— Start of Entries provided —

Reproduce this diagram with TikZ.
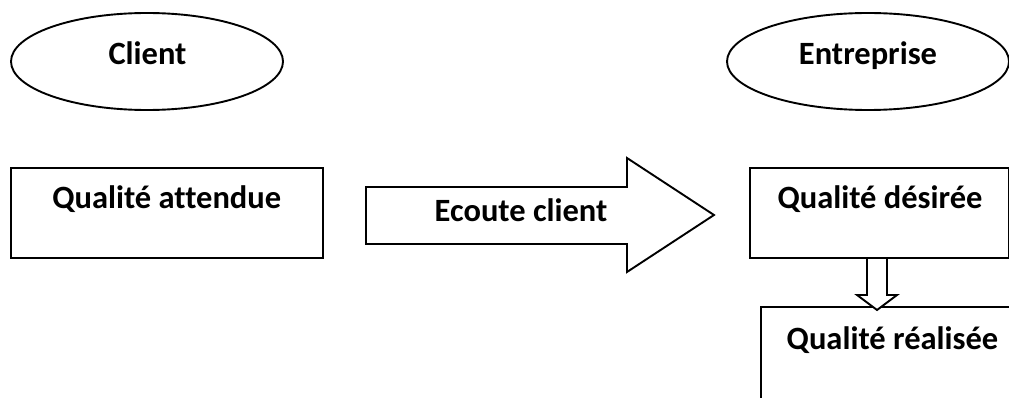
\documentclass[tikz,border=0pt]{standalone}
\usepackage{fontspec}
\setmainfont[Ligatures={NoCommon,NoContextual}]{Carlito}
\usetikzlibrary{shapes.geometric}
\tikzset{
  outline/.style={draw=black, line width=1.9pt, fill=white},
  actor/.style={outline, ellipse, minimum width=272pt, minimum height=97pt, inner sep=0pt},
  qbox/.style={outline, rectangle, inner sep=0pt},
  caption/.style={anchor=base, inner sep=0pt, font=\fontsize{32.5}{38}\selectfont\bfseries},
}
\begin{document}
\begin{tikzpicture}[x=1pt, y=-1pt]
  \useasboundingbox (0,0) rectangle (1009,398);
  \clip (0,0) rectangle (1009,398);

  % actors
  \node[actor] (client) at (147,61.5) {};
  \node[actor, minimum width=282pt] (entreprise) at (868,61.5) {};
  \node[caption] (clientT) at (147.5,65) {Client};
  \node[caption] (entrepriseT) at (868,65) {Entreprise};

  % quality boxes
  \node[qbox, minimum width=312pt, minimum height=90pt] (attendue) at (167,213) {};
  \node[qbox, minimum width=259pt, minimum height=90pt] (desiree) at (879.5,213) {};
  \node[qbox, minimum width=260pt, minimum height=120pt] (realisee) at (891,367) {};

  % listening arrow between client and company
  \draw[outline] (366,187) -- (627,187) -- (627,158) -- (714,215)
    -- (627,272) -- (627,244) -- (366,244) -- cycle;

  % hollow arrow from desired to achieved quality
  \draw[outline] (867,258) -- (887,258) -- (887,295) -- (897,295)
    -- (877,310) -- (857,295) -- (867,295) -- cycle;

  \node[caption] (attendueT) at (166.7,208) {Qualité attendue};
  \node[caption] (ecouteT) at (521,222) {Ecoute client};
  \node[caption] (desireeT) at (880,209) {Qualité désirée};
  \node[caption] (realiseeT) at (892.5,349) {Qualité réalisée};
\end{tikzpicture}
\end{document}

— End of Entries provided —
— Start of Entries provided —

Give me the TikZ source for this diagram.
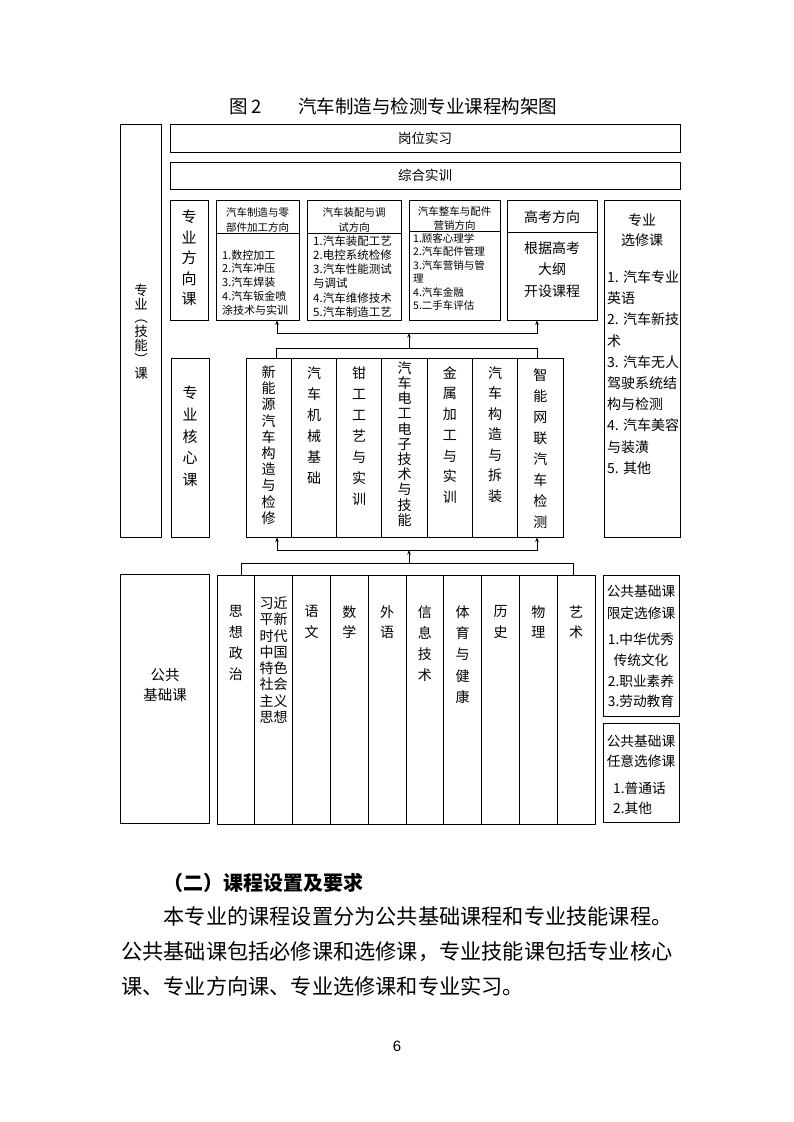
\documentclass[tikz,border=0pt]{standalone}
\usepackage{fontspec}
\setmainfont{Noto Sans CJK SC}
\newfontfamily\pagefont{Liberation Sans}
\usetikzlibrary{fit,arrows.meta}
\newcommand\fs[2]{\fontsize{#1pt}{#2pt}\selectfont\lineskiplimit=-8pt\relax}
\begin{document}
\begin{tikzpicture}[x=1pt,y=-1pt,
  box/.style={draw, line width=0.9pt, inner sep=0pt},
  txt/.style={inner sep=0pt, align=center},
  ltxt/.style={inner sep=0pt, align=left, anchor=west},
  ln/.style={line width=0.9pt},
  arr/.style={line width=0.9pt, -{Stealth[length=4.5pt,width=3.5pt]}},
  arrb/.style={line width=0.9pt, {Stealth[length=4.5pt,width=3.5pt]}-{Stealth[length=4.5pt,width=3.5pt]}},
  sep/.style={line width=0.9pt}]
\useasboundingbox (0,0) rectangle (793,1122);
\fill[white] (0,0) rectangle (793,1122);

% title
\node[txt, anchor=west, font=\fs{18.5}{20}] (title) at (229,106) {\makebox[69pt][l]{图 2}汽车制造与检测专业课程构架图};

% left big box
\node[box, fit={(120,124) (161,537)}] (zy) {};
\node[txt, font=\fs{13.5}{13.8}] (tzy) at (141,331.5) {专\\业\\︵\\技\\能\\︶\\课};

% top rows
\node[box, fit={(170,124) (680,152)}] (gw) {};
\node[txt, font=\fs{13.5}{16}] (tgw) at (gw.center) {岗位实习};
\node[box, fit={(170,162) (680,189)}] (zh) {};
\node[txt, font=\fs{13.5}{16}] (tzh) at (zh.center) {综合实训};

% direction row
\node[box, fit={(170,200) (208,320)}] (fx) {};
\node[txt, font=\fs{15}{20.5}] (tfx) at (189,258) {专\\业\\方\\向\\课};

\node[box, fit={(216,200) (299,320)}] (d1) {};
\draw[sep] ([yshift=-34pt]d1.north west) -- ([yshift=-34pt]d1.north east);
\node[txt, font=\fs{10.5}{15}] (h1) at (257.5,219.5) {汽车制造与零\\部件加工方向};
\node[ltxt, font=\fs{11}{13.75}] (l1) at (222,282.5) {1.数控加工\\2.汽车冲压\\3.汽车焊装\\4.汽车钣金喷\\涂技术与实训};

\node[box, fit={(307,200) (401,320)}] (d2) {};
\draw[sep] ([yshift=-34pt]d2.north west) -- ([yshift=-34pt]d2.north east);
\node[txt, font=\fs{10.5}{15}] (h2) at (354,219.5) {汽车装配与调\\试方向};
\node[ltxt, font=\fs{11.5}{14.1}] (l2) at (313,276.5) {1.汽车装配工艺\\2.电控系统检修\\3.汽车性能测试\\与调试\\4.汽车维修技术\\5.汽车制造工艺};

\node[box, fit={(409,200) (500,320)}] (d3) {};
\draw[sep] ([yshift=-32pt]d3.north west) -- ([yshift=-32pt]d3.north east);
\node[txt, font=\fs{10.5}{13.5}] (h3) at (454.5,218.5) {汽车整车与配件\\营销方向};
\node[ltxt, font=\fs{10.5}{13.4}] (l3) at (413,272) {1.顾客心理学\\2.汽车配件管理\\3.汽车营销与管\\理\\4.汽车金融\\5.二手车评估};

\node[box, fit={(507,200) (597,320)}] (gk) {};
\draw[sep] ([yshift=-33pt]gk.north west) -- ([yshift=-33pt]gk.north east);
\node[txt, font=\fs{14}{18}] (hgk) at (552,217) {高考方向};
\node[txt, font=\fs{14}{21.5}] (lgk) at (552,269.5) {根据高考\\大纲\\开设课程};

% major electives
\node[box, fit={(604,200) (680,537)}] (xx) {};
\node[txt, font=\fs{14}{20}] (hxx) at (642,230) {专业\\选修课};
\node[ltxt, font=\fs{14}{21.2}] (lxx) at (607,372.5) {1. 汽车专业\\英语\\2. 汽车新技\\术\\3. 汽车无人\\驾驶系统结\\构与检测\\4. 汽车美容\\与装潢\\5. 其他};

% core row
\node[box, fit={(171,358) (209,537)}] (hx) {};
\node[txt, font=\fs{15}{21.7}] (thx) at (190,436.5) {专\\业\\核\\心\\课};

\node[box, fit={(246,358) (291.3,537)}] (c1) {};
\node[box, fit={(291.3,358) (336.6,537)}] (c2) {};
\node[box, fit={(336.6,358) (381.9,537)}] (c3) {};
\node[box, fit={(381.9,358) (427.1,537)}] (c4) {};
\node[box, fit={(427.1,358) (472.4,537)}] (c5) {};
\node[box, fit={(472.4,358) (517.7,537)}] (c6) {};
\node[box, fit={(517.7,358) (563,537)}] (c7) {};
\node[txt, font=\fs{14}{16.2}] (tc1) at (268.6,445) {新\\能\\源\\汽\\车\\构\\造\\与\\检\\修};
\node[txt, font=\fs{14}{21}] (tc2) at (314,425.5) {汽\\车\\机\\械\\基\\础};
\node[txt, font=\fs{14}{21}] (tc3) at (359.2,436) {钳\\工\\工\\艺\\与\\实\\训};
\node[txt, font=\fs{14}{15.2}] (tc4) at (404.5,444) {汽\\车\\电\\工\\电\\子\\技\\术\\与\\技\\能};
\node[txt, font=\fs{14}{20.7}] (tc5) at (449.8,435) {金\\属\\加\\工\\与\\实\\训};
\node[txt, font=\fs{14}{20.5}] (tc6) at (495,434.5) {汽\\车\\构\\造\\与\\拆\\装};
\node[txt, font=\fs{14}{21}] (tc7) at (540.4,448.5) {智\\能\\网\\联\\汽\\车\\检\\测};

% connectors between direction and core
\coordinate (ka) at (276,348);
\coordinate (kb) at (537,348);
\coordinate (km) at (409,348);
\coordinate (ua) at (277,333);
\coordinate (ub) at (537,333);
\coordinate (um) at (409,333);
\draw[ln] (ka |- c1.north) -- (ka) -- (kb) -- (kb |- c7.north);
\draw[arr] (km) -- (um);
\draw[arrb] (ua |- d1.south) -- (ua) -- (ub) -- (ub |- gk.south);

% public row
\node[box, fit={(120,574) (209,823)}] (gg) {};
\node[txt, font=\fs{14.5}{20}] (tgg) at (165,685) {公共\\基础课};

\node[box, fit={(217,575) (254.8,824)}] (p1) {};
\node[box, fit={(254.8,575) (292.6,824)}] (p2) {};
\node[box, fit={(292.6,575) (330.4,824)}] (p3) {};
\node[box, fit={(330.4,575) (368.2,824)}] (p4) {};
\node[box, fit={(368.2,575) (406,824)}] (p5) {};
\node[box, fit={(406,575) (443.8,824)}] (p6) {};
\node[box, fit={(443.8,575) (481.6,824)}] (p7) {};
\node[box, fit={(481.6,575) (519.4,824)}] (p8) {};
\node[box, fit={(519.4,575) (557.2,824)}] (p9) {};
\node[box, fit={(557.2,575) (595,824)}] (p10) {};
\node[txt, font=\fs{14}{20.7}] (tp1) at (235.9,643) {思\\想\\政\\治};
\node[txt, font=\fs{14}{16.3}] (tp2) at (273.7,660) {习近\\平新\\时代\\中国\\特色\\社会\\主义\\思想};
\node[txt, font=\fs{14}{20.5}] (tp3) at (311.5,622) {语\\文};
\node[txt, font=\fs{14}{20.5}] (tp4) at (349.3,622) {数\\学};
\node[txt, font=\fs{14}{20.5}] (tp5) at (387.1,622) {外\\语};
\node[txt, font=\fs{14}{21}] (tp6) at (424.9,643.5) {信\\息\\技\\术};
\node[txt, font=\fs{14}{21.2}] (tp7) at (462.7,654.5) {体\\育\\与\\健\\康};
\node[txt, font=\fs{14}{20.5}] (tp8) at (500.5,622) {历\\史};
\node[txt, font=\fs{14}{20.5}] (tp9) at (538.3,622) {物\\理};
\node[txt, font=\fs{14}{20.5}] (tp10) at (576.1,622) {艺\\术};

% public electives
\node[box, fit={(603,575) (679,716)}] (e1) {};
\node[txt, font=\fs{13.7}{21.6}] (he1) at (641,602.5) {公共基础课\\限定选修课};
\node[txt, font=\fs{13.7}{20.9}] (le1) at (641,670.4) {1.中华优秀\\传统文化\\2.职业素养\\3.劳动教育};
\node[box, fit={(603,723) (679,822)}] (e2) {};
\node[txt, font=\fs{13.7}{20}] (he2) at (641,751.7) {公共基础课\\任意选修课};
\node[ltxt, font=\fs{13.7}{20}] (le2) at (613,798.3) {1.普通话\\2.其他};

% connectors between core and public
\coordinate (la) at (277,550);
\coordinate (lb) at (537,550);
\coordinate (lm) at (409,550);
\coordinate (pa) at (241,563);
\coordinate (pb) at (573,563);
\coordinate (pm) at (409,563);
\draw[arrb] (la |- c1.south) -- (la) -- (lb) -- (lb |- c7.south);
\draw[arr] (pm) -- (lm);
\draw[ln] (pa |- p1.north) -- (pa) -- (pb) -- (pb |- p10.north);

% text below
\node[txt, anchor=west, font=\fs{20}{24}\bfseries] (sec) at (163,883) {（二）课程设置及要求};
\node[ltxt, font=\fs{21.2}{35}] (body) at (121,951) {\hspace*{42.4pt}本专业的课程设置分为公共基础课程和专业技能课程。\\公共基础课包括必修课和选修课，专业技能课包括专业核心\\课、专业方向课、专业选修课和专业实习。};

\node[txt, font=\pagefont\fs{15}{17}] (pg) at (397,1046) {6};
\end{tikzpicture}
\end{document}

— End of Entries provided —
— Start of Entries provided —

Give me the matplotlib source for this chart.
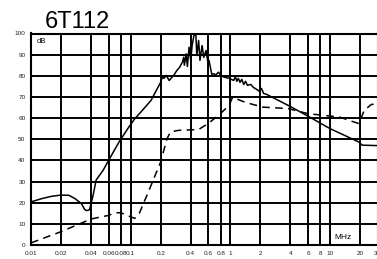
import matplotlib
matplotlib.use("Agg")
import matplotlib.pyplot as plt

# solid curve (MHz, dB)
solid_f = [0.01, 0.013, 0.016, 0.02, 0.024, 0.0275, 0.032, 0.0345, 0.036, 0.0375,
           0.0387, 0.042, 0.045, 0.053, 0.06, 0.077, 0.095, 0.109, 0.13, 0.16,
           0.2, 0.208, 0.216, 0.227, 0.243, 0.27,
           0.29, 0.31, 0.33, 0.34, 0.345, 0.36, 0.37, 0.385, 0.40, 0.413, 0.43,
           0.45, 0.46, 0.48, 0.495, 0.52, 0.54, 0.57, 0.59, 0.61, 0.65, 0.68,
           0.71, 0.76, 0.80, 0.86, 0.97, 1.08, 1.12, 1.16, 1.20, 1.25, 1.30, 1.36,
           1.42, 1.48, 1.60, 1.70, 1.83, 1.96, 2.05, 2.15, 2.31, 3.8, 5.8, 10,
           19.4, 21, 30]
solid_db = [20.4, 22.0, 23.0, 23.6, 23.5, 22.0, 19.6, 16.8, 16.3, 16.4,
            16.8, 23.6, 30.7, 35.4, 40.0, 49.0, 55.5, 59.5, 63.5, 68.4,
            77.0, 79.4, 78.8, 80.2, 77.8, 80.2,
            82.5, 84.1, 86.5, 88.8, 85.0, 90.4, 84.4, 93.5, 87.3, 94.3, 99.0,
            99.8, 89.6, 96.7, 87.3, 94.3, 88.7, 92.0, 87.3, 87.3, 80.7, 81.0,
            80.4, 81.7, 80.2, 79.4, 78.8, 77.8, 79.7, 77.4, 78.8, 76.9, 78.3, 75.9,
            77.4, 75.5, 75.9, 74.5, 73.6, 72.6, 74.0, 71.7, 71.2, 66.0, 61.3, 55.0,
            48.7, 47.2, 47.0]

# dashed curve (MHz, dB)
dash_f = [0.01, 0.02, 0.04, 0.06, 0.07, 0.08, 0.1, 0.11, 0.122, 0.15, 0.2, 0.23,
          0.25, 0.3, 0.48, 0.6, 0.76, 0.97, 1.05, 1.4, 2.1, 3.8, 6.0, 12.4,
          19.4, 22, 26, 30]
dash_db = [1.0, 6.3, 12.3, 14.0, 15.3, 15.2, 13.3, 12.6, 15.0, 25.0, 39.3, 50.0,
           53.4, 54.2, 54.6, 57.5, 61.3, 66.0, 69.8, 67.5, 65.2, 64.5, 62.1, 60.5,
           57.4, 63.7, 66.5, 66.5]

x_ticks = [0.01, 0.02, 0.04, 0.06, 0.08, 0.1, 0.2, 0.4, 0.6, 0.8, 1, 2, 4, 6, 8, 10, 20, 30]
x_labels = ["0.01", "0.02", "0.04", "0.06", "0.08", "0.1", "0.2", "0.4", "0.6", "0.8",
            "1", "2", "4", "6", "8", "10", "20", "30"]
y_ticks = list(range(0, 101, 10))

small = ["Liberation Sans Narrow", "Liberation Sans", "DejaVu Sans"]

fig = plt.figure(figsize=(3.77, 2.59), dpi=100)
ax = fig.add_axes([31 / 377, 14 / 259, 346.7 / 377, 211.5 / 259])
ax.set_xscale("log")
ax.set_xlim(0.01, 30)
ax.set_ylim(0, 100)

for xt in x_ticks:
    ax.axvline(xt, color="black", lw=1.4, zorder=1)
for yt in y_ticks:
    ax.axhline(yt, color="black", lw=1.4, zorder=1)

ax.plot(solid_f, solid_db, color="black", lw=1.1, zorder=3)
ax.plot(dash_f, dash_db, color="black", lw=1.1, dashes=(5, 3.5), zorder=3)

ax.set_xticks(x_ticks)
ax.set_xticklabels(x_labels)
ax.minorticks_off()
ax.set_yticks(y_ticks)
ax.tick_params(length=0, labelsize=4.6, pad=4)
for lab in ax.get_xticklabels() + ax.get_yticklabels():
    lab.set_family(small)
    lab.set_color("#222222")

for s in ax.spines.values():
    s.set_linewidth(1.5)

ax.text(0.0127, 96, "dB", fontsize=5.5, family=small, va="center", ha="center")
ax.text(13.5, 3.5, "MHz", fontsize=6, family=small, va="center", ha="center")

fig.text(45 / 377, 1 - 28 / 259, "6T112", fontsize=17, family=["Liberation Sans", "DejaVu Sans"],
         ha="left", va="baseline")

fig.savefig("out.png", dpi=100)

— End of Entries provided —

Gather each line from the entries above that includes the word "source".

- **Response to the task**:
Give me the TikZ source for this diagram.
Give me the matplotlib source for this chart.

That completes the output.